Kuritzkes' script flitters back and forth in time, taking viewers from the moment the trio first meets at a juniors tournament to the peak of their careers, showing the trio coming together and coming apart. The nonlinear narrative, which spans a decade or so, captures the ebb and flow of desire and the ways it can turn into an obsession over time.

Zendaya's Duncan is the pendulum that swings between the two male leads, but it's clear they're competing for more than just her attention. A crucial scene, early in the movie, depicts the trio perched on a hotel bed in a three-way kiss shortly after they first meet: As it lingers, Duncan leans back, watching with satisfaction as the two men continue the kiss without her. For her, the pleasure is in both attention and power, and even more specifically in converting the former into the latter.

Part of what makes Challengers so invigorating is that it understands the complexities of adult desire, the interplay between attraction to another and how that person reflects on the self. It's a movie about how lust and love and heartbreak are all tied up with ambition and self-perception, and the ways those change over time: In college, Duncan falls for Patrick because of his edge, his rakish charm. But after her injury, she marries Art for his stability, his calm competence, his compliant willingness to be guided and molded by her. With Duncan as wife and coach, Art becomes a top-ranked tennis player; his career is the life she couldn't have.

In every scene, every interaction, every serve, and every line of dialogue, you see the connection between sport, ambition, sex, power, and self-definition. The three young leads bring deep vulnerability to their performances. But rather than softness or tenderness, that vulnerability takes the form of burning, high-stakes desire. Guadagnino makes Challengers a movie about wanting, in every aspect of life. Tennis, for this trio, is a game and a career, but it is also a love language, an intimate, intense, highly physical exchange between two people seeking total understanding of themselves and each other.

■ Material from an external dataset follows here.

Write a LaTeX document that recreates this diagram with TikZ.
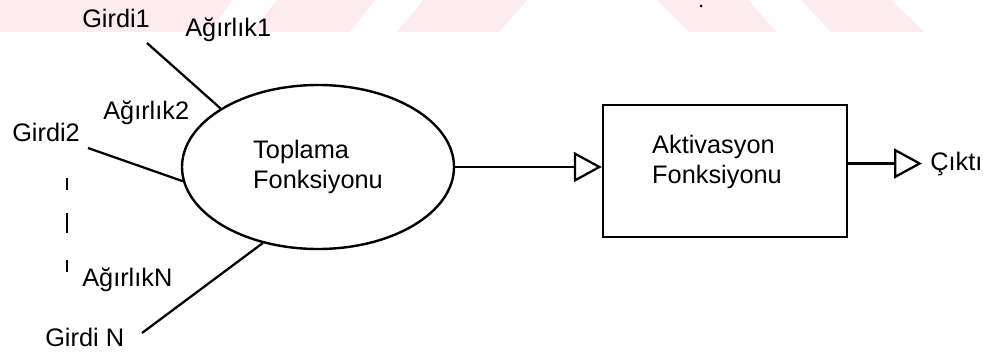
\documentclass[tikz,border=0pt]{standalone}
\usepackage{fontspec}
\setmainfont{Liberation Sans}
\usetikzlibrary{arrows.meta,shapes.geometric,positioning}
\usepackage{xcolor}
\newcommand{\pxunit}{0.75pt}
\definecolor{wmpink}{RGB}{253,236,239}
\tikzset{
    lblsty/.style={inner sep=0pt, font=\fontsize{19pt}{22.5pt}\selectfont},
    sumsty/.style={draw, ellipse, line width=1.8pt, align=left, inner sep=0pt,
                   minimum width=272*\pxunit, minimum height=164*\pxunit,
                   font=\fontsize{19pt}{22.5pt}\selectfont},
    actsty/.style={draw, rectangle, line width=1.8pt, inner sep=0pt,
                   minimum width=244*\pxunit, minimum height=132*\pxunit},
    wiresty/.style={line width=1.7pt},
    wmsty/.style={fill=wmpink},
    dashsty/.style={line width=1.9pt},
}

\begin{document}
\begin{tikzpicture}[x=\pxunit, y=-\pxunit, >={Triangle[open, length=21pt, width=22.5pt]}]
  \useasboundingbox (0,0) rectangle (994,356);

  % pale band along the top
  \fill[wmsty] (0,0) -- (233,0) -- (208,32) -- (0,32) -- cycle;
  \fill[wmsty] (277,0) -- (375,0) -- (350,32) -- (252,32) -- cycle;
  \fill[wmsty] (423,0) -- (527,0) -- (499,32) -- (397,32) -- cycle;
  \fill[wmsty] (657,0) -- (748,0) -- (776,32) -- (689,32) -- cycle;
  \fill[wmsty] (801,0) -- (891,0) -- (924,32) -- (831,32) -- cycle;
  \fill (701,6) circle (1.5);

  \node[sumsty] (sum) at (318,167) {Toplama\\Fonksiyonu};
  \node[actsty, label={[lblsty, align=left, xshift=-6pt, yshift=6.75pt]center:Aktivasyon\\Fonksiyonu}] (act) at (725,171) {};
  \node[lblsty, anchor=base west] (cikti) at (930,170) {Çıktı};

  \node[lblsty, anchor=base west] (g1)  at (82,28)  {Girdi1};
  \node[lblsty, anchor=base west] (w1)  at (185,37) {Ağırlık1};
  \node[lblsty, anchor=base west] (w2)  at (103,120) {Ağırlık2};
  \node[lblsty, anchor=base west] (g2)  at (12,142) {Girdi2};
  \node[lblsty, anchor=base west] (wn)  at (82,286) {AğırlıkN};
  \node[lblsty, anchor=base west] (gn)  at (45,346) {Girdi N};

  \coordinate (in1) at (147,43);
  \coordinate (in2) at (88,148);
  \coordinate (inn) at (142,333);

  \draw[wiresty] (in1) -- (sum.149);
  \draw[wiresty] (in2) -- (sum.186);
  \draw[wiresty] (inn) -- (sum.234);
  \foreach \ya/\yb in {178/190, 213/233, 260/272}
    \draw[dashsty] (67,\ya) -- (67,\yb);

  \draw[wiresty,->] (sum.east) -- (sum.east -| act.west);
  \draw[wiresty,->] (cikti.west -| act.east) -- ([xshift=-6pt]cikti.west);
\end{tikzpicture}
\end{document}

Did you ever think that tennis is a lot like sex? might seem like a thin conceptual reed on which to hang a movie, but Kuritzkes' screenplay keeps finding new ways to explore the power dynamics of the game, and meta-game of lust and ambition around it. Guadagnino, meanwhile, directs with such verve that it never settles into blandness; at times he captures tennis matches from underneath the court, or with POV shots of tennis balls flying between rackets. A pulsing, witty score from Nine Inch Nails' Trent Reznor and Atticus Ross—their best film work since the score for The Social Network—keeps energy levels high. Reznor and Ross' playful, EDM-influenced soundtrack underscores the movie's metaphorical conceit, that tennis and sex and desire are a sensual dance of domination and submission.

Challengers is not a gratuitous film in terms of nudity or explicit sexuality. But its heat levels are off the charts. There is an unapologetic sense of erotic intensity, a libidinous spark rooted in star power and silver screen glamour, that has recently been too absent from the big screen. Challengers will not, on its own, end Hollywood's sex recession. But as an indicator, this one goes a long way toward bringing sexy back.